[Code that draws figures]
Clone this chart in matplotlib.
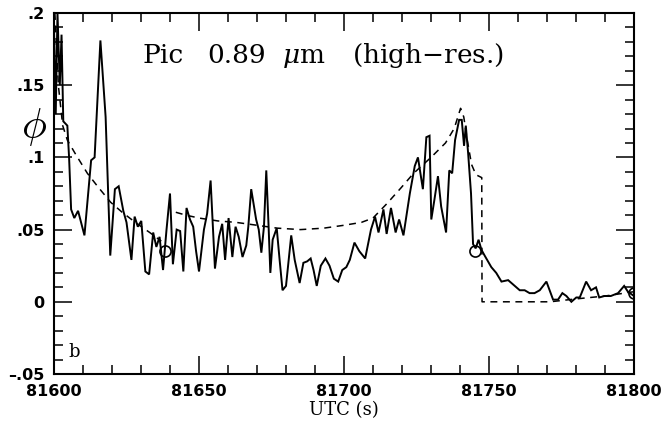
import matplotlib
matplotlib.use("Agg")
import matplotlib.pyplot as plt
from matplotlib.ticker import MultipleLocator, FixedLocator
from matplotlib.font_manager import FontProperties

# Observed phase function (high-resolution channel)
utc_obs = [
    81600.0, 81600.6, 81601.2, 81602.0, 81602.6, 81603.2, 81604.6, 81605.2,
    81605.9, 81607.0, 81608.3, 81610.5, 81612.8, 81614.0, 81616.0, 81617.8,
    81619.4, 81621.0, 81622.3, 81623.9, 81625.0, 81626.7, 81627.8, 81628.9,
    81630.1, 81631.5, 81632.8, 81634.2, 81635.3, 81636.4, 81637.6, 81638.8,
    81640.0, 81641.0, 81642.3, 81643.5, 81644.6, 81645.7, 81646.9, 81648.0,
    81649.0, 81650.0, 81651.7, 81652.8, 81654.0, 81655.5, 81656.9, 81658.0,
    81659.0, 81660.2, 81661.5, 81662.6, 81663.7, 81665.0, 81666.3, 81667.0,
    81668.0, 81669.7, 81670.6, 81671.5, 81672.4, 81673.2, 81674.0, 81674.6,
    81675.4, 81676.8, 81677.8, 81678.8, 81680.0, 81681.8, 81683.0, 81684.7,
    81686.0, 81687.3, 81688.5, 81689.5, 81690.6, 81692.0, 81693.6, 81695.0,
    81696.5, 81698.0, 81699.4, 81700.8, 81702.0, 81703.6, 81705.3, 81707.3,
    81709.3, 81710.7, 81711.9, 81713.6, 81714.7, 81716.2, 81717.8, 81719.0,
    81720.5, 81722.7, 81724.4, 81725.5, 81727.2, 81728.4, 81729.5, 81730.1,
    81731.2, 81732.4, 81733.5, 81735.2, 81736.3, 81737.3, 81738.3, 81739.7,
    81740.6, 81741.4, 81742.0, 81742.8, 81743.8, 81744.5, 81745.4, 81746.4,
    81747.4, 81748.5, 81750.8, 81752.5, 81754.3, 81756.6, 81758.3, 81760.6,
    81762.3, 81764.0, 81765.7, 81767.5, 81769.8, 81772.1, 81773.8, 81775.3,
    81776.7, 81778.4, 81780.1, 81781.3, 81783.5, 81785.2, 81786.9, 81788.0,
    81789.8, 81792.0, 81794.5, 81796.6, 81797.9, 81800.0,
]
phi_obs = [
    0.190, 0.130, 0.200, 0.150, 0.185, 0.125, 0.122, 0.100,
    0.064, 0.058, 0.063, 0.046, 0.098, 0.100, 0.181, 0.128,
    0.032, 0.078, 0.080, 0.063, 0.055, 0.029, 0.059, 0.052,
    0.056, 0.021, 0.019, 0.048, 0.038, 0.045, 0.022, 0.050,
    0.075, 0.026, 0.050, 0.049, 0.021, 0.065, 0.057, 0.052,
    0.035, 0.021, 0.050, 0.061, 0.084, 0.023, 0.045, 0.054,
    0.029, 0.058, 0.031, 0.052, 0.045, 0.031, 0.039, 0.052,
    0.078, 0.057, 0.050, 0.034, 0.052, 0.091, 0.052, 0.020,
    0.043, 0.051, 0.029, 0.008, 0.011, 0.046, 0.029, 0.013,
    0.027, 0.028, 0.030, 0.022, 0.011, 0.025, 0.030, 0.025,
    0.016, 0.014, 0.022, 0.024, 0.029, 0.041, 0.035, 0.030,
    0.050, 0.059, 0.048, 0.064, 0.047, 0.065, 0.048, 0.057,
    0.046, 0.075, 0.094, 0.100, 0.078, 0.114, 0.115, 0.057,
    0.071, 0.087, 0.066, 0.048, 0.091, 0.089, 0.112, 0.126,
    0.126, 0.108, 0.122, 0.103, 0.075, 0.040, 0.037, 0.043,
    0.036, 0.032, 0.024, 0.020, 0.014, 0.015, 0.012, 0.008,
    0.008, 0.006, 0.006, 0.008, 0.014, 0.0015, 0.0015, 0.006,
    0.004, 0.000, 0.003, 0.003, 0.014, 0.008, 0.010, 0.003,
    0.004, 0.004, 0.006, 0.011, 0.007, 0.004,
]

# Model curves: early decline, then the main model with its cutoff
utc_model_a = [81600.3, 81601.5, 81603.0, 81604.6, 81607.5, 81611.5,
               81615.0, 81619.5, 81623.5, 81628.7, 81633.0, 81637.0]
phi_model_a = [0.200, 0.150, 0.122, 0.112, 0.102, 0.089,
               0.080, 0.069, 0.062, 0.054, 0.048, 0.042]

utc_model_b = [81642.0, 81645.5, 81650.0, 81656.5, 81662.8, 81670.0,
               81677.0, 81685.0, 81693.0, 81700.0, 81706.0, 81710.0,
               81714.8, 81719.7, 81724.0, 81730.0, 81735.0, 81738.0,
               81740.2, 81741.3, 81742.5, 81744.0, 81745.5, 81747.5,
               81747.6, 81760.0, 81771.0, 81780.0, 81790.0, 81800.0]
phi_model_b = [0.062, 0.060, 0.058, 0.056, 0.055, 0.053,
               0.051, 0.050, 0.051, 0.053, 0.055, 0.058,
               0.068, 0.079, 0.089, 0.100, 0.110, 0.120,
               0.134, 0.128, 0.112, 0.095, 0.088, 0.086,
               0.000, 0.000, 0.000, 0.002, 0.004, 0.007]

# Marked reference points
utc_marks = [81638.3, 81745.3, 81800.0]
phi_marks = [0.035, 0.035, 0.006]

x_ticks = [81600, 81650, 81700, 81750, 81800]
x_labels = ["81600", "81650", "81700", "81750", "81800"]
y_ticks = [-0.05, 0.0, 0.05, 0.10, 0.15, 0.20]
y_labels = ["\u2013.05", "0", ".05", ".1", ".15", ".2"]

# Title words and their left edges (pixels)
title_words = ["Pic", "0.89", r"$\mu$m", r"(high$-$res.)"]
title_x_px = [143, 207, 282, 352]

plt.rcParams["lines.scale_dashes"] = False

W, H = 662, 425
fig = plt.figure(figsize=(W / 100, H / 100), dpi=100)
ax = fig.add_axes([54 / W, 1 - 374 / H, 580 / W, 361 / H])

ax.plot(utc_obs, phi_obs, color="black", lw=1.4, solid_joinstyle="miter")
ax.plot(utc_model_a, phi_model_a, color="black", lw=1.1, dashes=(5, 4))
ax.plot(utc_model_b, phi_model_b, color="black", lw=1.1, dashes=(5, 4))
ax.plot(utc_marks, phi_marks, linestyle="none", marker="o", ms=8,
        mfc="none", mec="black", mew=1.2)

ax.set_xlim(81600, 81800)
ax.set_ylim(-0.05, 0.2)

ax.xaxis.set_major_locator(FixedLocator(x_ticks))
ax.xaxis.set_minor_locator(MultipleLocator(10))
ax.yaxis.set_major_locator(FixedLocator(y_ticks))
ax.yaxis.set_minor_locator(MultipleLocator(0.01))
ax.set_xticklabels(x_labels)
ax.set_yticklabels(y_labels)

for lab in ax.get_xticklabels() + ax.get_yticklabels():
    lab.set_fontfamily("DejaVu Sans")
    lab.set_fontsize(11.5)
    lab.set_fontweight("bold")

ax.tick_params(which="both", direction="in", top=True, right=True,
               width=1.1, colors="black")
ax.tick_params(which="major", length=13, pad=7)
ax.tick_params(which="minor", length=6.5)
for sp in ax.spines.values():
    sp.set_linewidth(1.5)

ax.set_xlabel("UTC (s)", fontfamily="DejaVu Serif", fontsize=13, labelpad=2)

title_fp = FontProperties(family="DejaVu Serif", size=19, math_fontfamily="dejavuserif")
for word, xp in zip(title_words, title_x_px):
    fig.text(xp / W, 1 - 63 / H, word, ha="left", va="baseline",
             fontproperties=title_fp)

phi_fp = FontProperties(family="DejaVu Serif", size=30, math_fontfamily="cm")
fig.text(34 / W, 1 - 127 / H, r"$\phi$", ha="center", va="center",
         fontproperties=phi_fp)

fig.text(68 / W, 1 - 357 / H, "b", ha="left", va="baseline",
         fontfamily="DejaVu Serif", fontsize=13)

fig.savefig("out.png", dpi=100)
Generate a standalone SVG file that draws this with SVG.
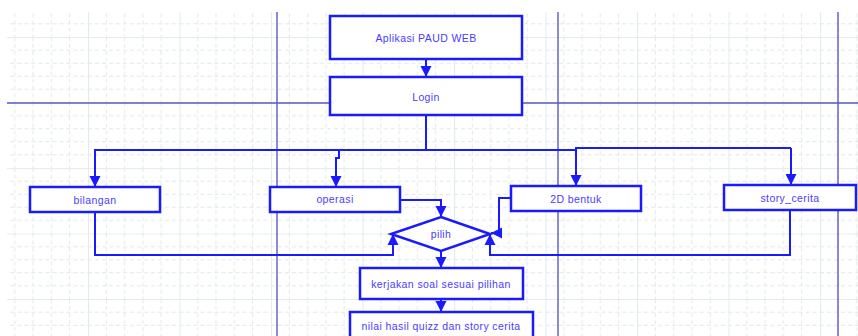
<svg xmlns="http://www.w3.org/2000/svg" width="858" height="336" viewBox="0 0 858 336">
<style>
.box{fill:#ffffff;stroke:#1a1aff;stroke-width:2.5}
.lbl{font-family:"Liberation Sans",Arial,sans-serif;font-size:10.5px;fill:#4a3cff;text-anchor:middle;dominant-baseline:central;letter-spacing:0.4px}
.con{fill:none;stroke:#1a1aff;stroke-width:2}
.lane{stroke:#5a5ac8;stroke-width:1.4;fill:none}
.minor{stroke:#e0e8e8;stroke-width:1;stroke-dasharray:4 3}
.major{stroke:#e2ecec;stroke-width:1.2}
</style>
<defs>
<pattern id="grid" patternUnits="userSpaceOnUse" x="88" y="37" width="91.5" height="65.5">
<path class="minor" d="M18.3,0V65.5M36.6,0V65.5M54.9,0V65.5M73.2,0V65.5M0,13.1H91.5M0,26.2H91.5M0,39.3H91.5M0,52.4H91.5"/>
<path class="major" d="M0.5,0V65.5M0,0.5H91.5"/>
</pattern>
<marker id="arr" viewBox="0 0 10 10" refX="10" refY="5" markerWidth="5.5" markerHeight="6" orient="auto" markerUnits="strokeWidth">
<path d="M0,0L10,5L0,10z" fill="#1a1aff"/>
</marker>
</defs>
<rect x="0" y="0" width="858" height="336" fill="#ffffff"/>
<rect x="7" y="12" width="851" height="324" fill="url(#grid)"/>
<g id="lanes">
<path class="lane" d="M277,12V336M558,12V336M838,12V336M7,103H858"/>
</g>
<g id="connectors">
<path class="con" marker-end="url(#arr)" d="M426,59V77"/>
<path class="con" d="M426,115V150H576V148H791"/>
<path class="con" marker-end="url(#arr)" d="M426,150H95V187"/>
<path class="con" marker-end="url(#arr)" d="M339,150V158H336V187"/>
<path class="con" marker-end="url(#arr)" d="M576,150V186"/>
<path class="con" marker-end="url(#arr)" d="M791,148V185"/>
<path class="con" marker-end="url(#arr)" d="M400,200H441V217"/>
<path class="con" marker-end="url(#arr)" d="M511,198H499V233H491"/>
<path class="con" marker-end="url(#arr)" d="M95,212V255H393V234"/>
<path class="con" marker-end="url(#arr)" d="M790,210V255H490V234"/>
<path class="con" marker-end="url(#arr)" d="M441,251V268"/>
<path class="con" marker-end="url(#arr)" d="M441,299V312"/>
</g>
<g id="n-aplikasi"><rect class="box" x="330" y="16" width="192" height="43"/><text class="lbl" x="426" y="38">Aplikasi PAUD WEB</text></g>
<g id="n-login"><rect class="box" x="330" y="77" width="192" height="38"/><text class="lbl" x="426" y="97">Login</text></g>
<g id="n-bilangan"><rect class="box" x="30" y="187" width="130" height="25"/><text class="lbl" x="95" y="200">bilangan</text></g>
<g id="n-operasi"><rect class="box" x="270" y="187" width="130" height="25"/><text class="lbl" x="335" y="199">operasi</text></g>
<g id="n-2d"><rect class="box" x="511" y="186" width="130" height="25"/><text class="lbl" x="576" y="199">2D bentuk</text></g>
<g id="n-story"><rect class="box" x="724" y="185" width="132" height="25"/><text class="lbl" x="790" y="198">story_cerita</text></g>
<g id="n-pilih"><path class="box" stroke-width="2" d="M441,217L490,234L441,251L391,234z"/><text class="lbl" x="441" y="234">pilih</text></g>
<g id="n-kerjakan"><rect class="box" x="360" y="268" width="163" height="31"/><text class="lbl" x="441" y="284">kerjakan soal sesuai pilihan</text></g>
<g id="n-nilai"><rect class="box" x="350" y="312" width="183" height="30"/><text class="lbl" x="441" y="326">nilai hasil quizz dan story cerita</text></g>
</svg>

### [Problem details]
All lines from the start of the entries through the one with "from matplotlib.font_manager import" are to be output exactly; omit the pictures.

### [Problem solution]
Clone this chart in matplotlib.
import matplotlib
matplotlib.use("Agg")
import matplotlib.pyplot as plt
from matplotlib.ticker import MultipleLocator, FixedLocator
from matplotlib.font_manager import FontProperties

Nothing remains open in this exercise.